In 2008 the total number of full-time equivalent jobs was 123. The number of jobs in the primary sector was 5, all of which were in agriculture. The number of jobs in the secondary sector was 43, of which 25 or (58.1%) were in manufacturing and 18 (41.9%) were in construction. The number of jobs in the tertiary sector was 75. In the tertiary sector; 40 or 53.3% were in wholesale or retail sales or the repair of motor vehicles, 1 or 1.3% were in the movement and storage of goods, 3 or 4.0% were in a hotel or restaurant, 2 or 2.7% were in the information industry, 1 or 1.3% were the insurance or financial industry, 11 or 14.7% were technical professionals or scientists, 8 or 10.7% were in education.

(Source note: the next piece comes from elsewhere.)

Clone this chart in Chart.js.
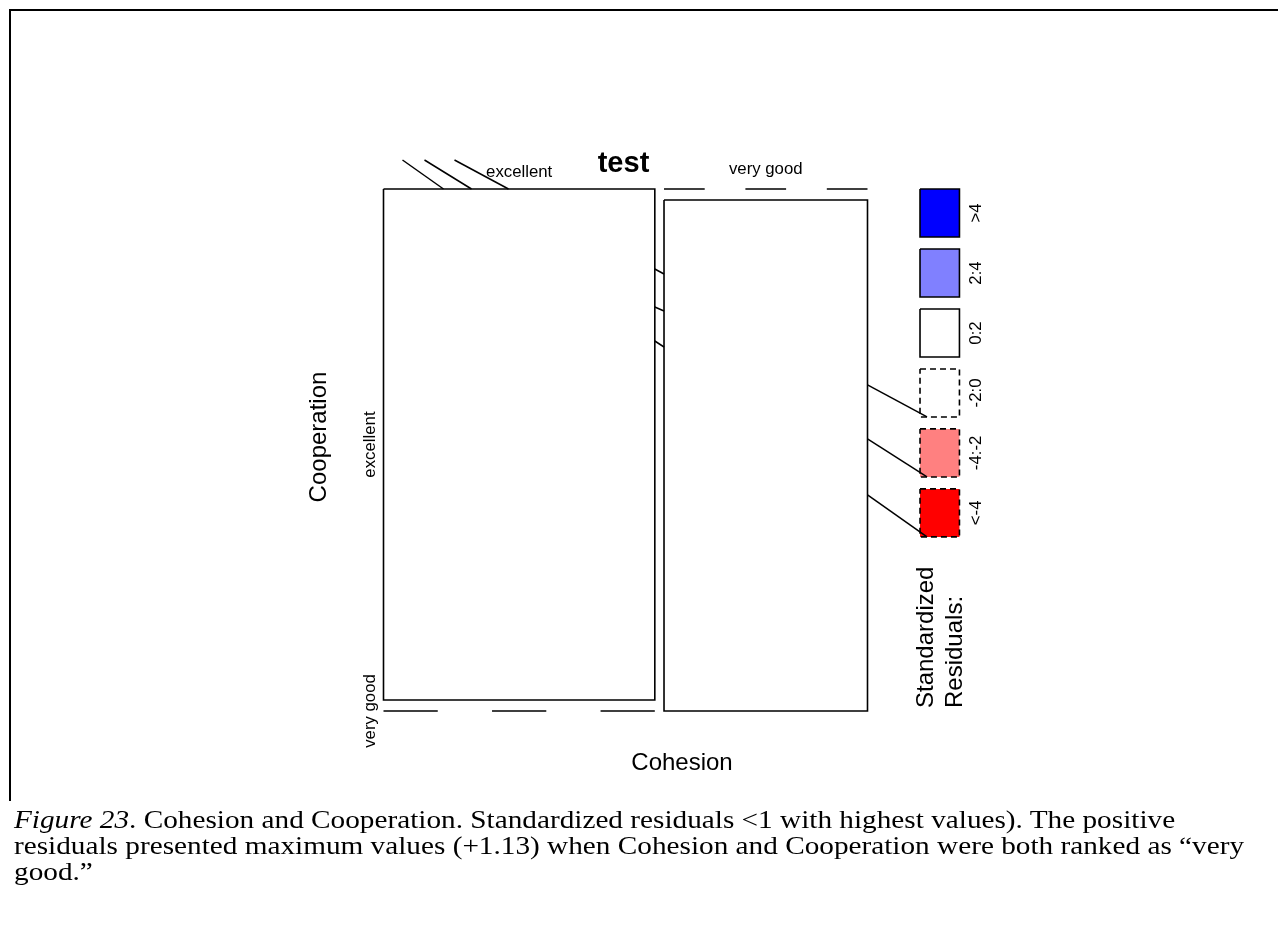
<!DOCTYPE html>
<html>
<head>
<meta charset="utf-8">
<script src="https://cdn.jsdelivr.net/npm/chart.js@4"></script>
<style>
  body { margin: 0; background: #fff; }
  #wrap { position: relative; width: 1278px; height: 934px; overflow: hidden; }
  #frame { position: absolute; left: 9px; top: 9px; width: 1300px; height: 790px;
           border-left: 2px solid #000; border-top: 2px solid #000; }
  canvas { position: absolute; left: 0; top: 0; }
  #caption { position: absolute; left: 14px; top: 807px; font-family: "Liberation Serif", "Times New Roman", serif;
             font-size: 26px; line-height: 26px; white-space: nowrap; color: #000;
             transform: scaleX(1.125); transform-origin: 0 0; }
</style>
</head>
<body>
<div id="wrap">
  <div id="frame"></div>
  <canvas id="mosaic" width="1278" height="934"></canvas>
  <div id="caption">
    <i>Figure 23</i>. Cohesion and Cooperation. Standardized residuals &lt;1 with highest values). The positive<br>
    residuals presented maximum values (+1.13) when Cohesion and Cooperation were both ranked as “very<br>
    good.”
  </div>
</div>
<script>
// Contingency table: Cohesion (columns) x Cooperation (rows)
const cohesion = ["excellent", "very good"];
const cooperation = ["excellent", "very good"];
const counts = [[4, 0], [0, 3]]; // counts[cohesion][cooperation]

// Shading bins for the standardized residuals
const shadeLabels = [">4", "2:4", "0:2", "-2:0", "-4:-2", "<-4"];
const shadeLower = [4, 2, 0, -2, -4, -Infinity];
const shadeColors = ["#0000ff", "#8080ff", "#ffffff", "#ffffff", "#ff8080", "#ff0000"];

// Where the mosaic sits on the page (px) and the gaps between tiles (fraction)
const W = 1278, H = 934;
const box = { left: 383.5, top: 189, width: 484, height: 522 };
const gapX = 0.019, gapY = 0.021;

// Totals and Pearson residuals
const n = counts.flat().reduce((a, b) => a + b, 0);
const colTot = counts.map(c => c.reduce((a, b) => a + b, 0));
const rowTot = cooperation.map((_, j) => counts.reduce((a, c) => a + c[j], 0));
const residual = (i, j) => {
    const e = colTot[i] * rowTot[j] / n;
    return (counts[i][j] - e) / Math.sqrt(e);
};
const shadeIndex = r => shadeLower.findIndex(lo => r > lo);

// Build tile rectangles in mosaic units (0..1)
const tiles = [];
let xPos = 0;
cohesion.forEach((_, i) => {
    const w = (1 - gapX * (cohesion.length - 1)) * colTot[i] / n;
    let yPos = 0;
    cooperation.forEach((_, j) => {
        const h = (1 - gapY * (cooperation.length - 1)) * counts[i][j] / colTot[i];
        tiles.push({ i, j, x0: xPos, x1: xPos + w, y0: yPos, y1: yPos + h, res: residual(i, j) });
        yPos += h + gapY;
    });
    xPos += w + gapX;
});

const rectPoints = (x0, y0, x1, y1) => [
    { x: x0, y: y0 }, { x: x1, y: y0 }, { x: x1, y: y1 }, { x: x0, y: y1 }, { x: x0, y: y0 }
];

const datasets = [];
tiles.forEach(t => {
    const k = shadeIndex(t.res);
    if (t.y1 - t.y0 <= 0) {
        // empty cell: drawn as a dashed line
        datasets.push({
            data: [{ x: t.x0, y: t.y0 }, { x: t.x1, y: t.y0 }],
            borderColor: "#000", borderWidth: 1.6, fill: false,
            borderDash: ctx => {
                const a = ctx.chart.scales.x;
                if (!a) return [];
                const len = Math.abs(a.getPixelForValue(t.x1) - a.getPixelForValue(t.x0)) / 5;
                return [len, len];
            }
        });
    } else {
        datasets.push({
            data: rectPoints(t.x0, t.y0, t.x1, t.y1),
            borderColor: "#000", borderWidth: 1.6,
            backgroundColor: shadeColors[k], fill: "shape",
            borderDash: t.res < 0 ? [6, 4] : []
        });
    }
});

// Legend boxes (mosaic units)
const legX0 = 1.1085, legX1 = 1.19, legStep = 0.1149, legH = 0.092;
shadeLabels.forEach((lab, k) => {
    const y0 = k * legStep;
    datasets.push({
        data: rectPoints(legX0, y0, legX1, y0 + legH),
        borderColor: "#000", borderWidth: 1.6,
        backgroundColor: shadeColors[k], fill: "shape",
        borderDash: shadeLower[k] < 0 ? [6, 4] : []
    });
});

function rotText(ctx, txt, x, y, align, baseline) {
    ctx.save();
    ctx.translate(x, y);
    ctx.rotate(-Math.PI / 2);
    ctx.textAlign = align;
    ctx.textBaseline = baseline;
    ctx.fillText(txt, 0, 0);
    ctx.restore();
}

function line(ctx, x0, y0, x1, y1) {
    ctx.beginPath();
    ctx.moveTo(x0, y0);
    ctx.lineTo(x1, y1);
    ctx.stroke();
}

const decor = {
    id: "decor",
    afterDatasetsDraw(chart) {
        const { ctx, scales: { x, y } } = chart;
        const px = v => x.getPixelForValue(v), py = v => y.getPixelForValue(v);
        const left = tiles.find(t => t.i === 0), right = tiles.find(t => t.i === 1);
        const leftL = px(left.x0), leftR = px(left.x1), rightL = px(right.x0), rightR = px(right.x1);
        const top = py(0), bottom = py(1);

        ctx.save();
        ctx.fillStyle = "#000";
        ctx.strokeStyle = "#000";
        ctx.lineWidth = 1.5;

        // title
        ctx.font = "bold 29px Arial, 'Liberation Sans', sans-serif";
        ctx.textAlign = "center";
        ctx.textBaseline = "alphabetic";
        ctx.fillText("test", px(0.5) - 2, top - 17);

        // level labels
        ctx.font = "16.8px Arial, 'Liberation Sans', sans-serif";
        ctx.fillText(cohesion[0], (leftL + leftR) / 2, top - 12);
        ctx.fillText(cohesion[1], (rightL + rightR) / 2, top - 15);
        const exc = tiles.find(t => t.i === 0 && t.j === 0);
        rotText(ctx, cooperation[0], leftL - 9, (py(exc.y0) + py(exc.y1)) / 2, "center", "alphabetic");
        rotText(ctx, cooperation[1], leftL - 9, bottom, "center", "alphabetic");

        // variable names
        ctx.font = "24px Arial, 'Liberation Sans', sans-serif";
        ctx.textAlign = "center";
        ctx.fillText("Cohesion", 682, bottom + 59);
        rotText(ctx, "Cooperation", leftL - 58, 437, "center", "alphabetic");

        // stray label lines above the first column and in the column gap
        [[19, 60], [41, 88], [71, 125]].forEach(([a, b]) => line(ctx, leftL + a, top - 29, leftL + b, top));
        [[80, 85], [118, 122], [152, 158]].forEach(([a, b]) => line(ctx, leftR, top + a, rightL, top + b));

        // legend labels and leader lines
        ctx.font = "16.8px Arial, 'Liberation Sans', sans-serif";
        shadeLabels.forEach((lab, k) => {
            const yc = py(k * legStep + legH / 2);
            rotText(ctx, lab, px(legX1) + 22, yc, "center", "alphabetic");
        });
        [[3, 32], [4, 38], [5, 42]].forEach(([k, d]) => {
            const yb = py(k * legStep + legH);
            line(ctx, rightR, yb - d, px(legX0) + 7, yb);
        });
        ctx.font = "24px Arial, 'Liberation Sans', sans-serif";
        rotText(ctx, "Standardized", px(legX0) + 13, bottom - 3, "left", "alphabetic");
        rotText(ctx, "Residuals:", px(legX0) + 42, bottom - 3, "left", "alphabetic");
        ctx.restore();
    }
};

new Chart(document.getElementById("mosaic").getContext("2d"), {
    type: "scatter",
    data: { datasets: datasets.map(d => ({ showLine: true, pointRadius: 0, tension: 0, ...d })) },
    options: {
        responsive: false,
        animation: false,
        devicePixelRatio: 1,
        layout: { padding: 0 },
        plugins: { legend: { display: false }, tooltip: { enabled: false }, title: { display: false } },
        scales: {
            x: { type: "linear", display: false, min: -box.left / box.width, max: (W - box.left) / box.width },
            y: { type: "linear", display: false, reverse: true, min: -box.top / box.height, max: (H - box.top) / box.height }
        }
    },
    plugins: [decor]
});
</script>
</body>
</html>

In 2000, there were 47 workers who commuted into the municipality and 407 workers who commuted away. The municipality is a net exporter of workers, with about 8.7 workers leaving the municipality for every one entering. About 14.9% of the workforce coming into Giebenach are coming from outside Switzerland. Of the working population, 14.6% used public transportation to get to work, and 58.3% used a private car.

==Religion==
From the 2000 census, 214 or 26.8% were Roman Catholic, while 395 or 49.5% belonged to the Swiss Reformed Church. Of the rest of the population, there were 6 individuals (or about 0.75% of the population) who belonged to the Christian Catholic Church, and there were 25 individuals (or about 3.13% of the population) who belonged to another Christian church. There were 5 individuals (or about 0.63% of the population) who were Jewish, and 8 (or about 1.00% of the population) who were Islamic. There was 1 person who was Buddhist and 4 individuals who were Hindu. 121 (or about 15.16% of the population) belonged to no church, are agnostic or atheist, and 19 individuals (or about 2.38% of the population) did not answer the question.

==Education==
In Giebenach about 384 or (48.1%) of the population have completed non-mandatory upper secondary education, and 111 or (13.9%) have completed additional higher education (either university or a Fachhochschule). Of the 111 who completed tertiary schooling, 56.8% were Swiss men, 27.0% were Swiss women, 7.2% were non-Swiss men and 9.0% were non-Swiss women.

As of 2000, there were 57 students from Giebenach who attended schools outside the municipality.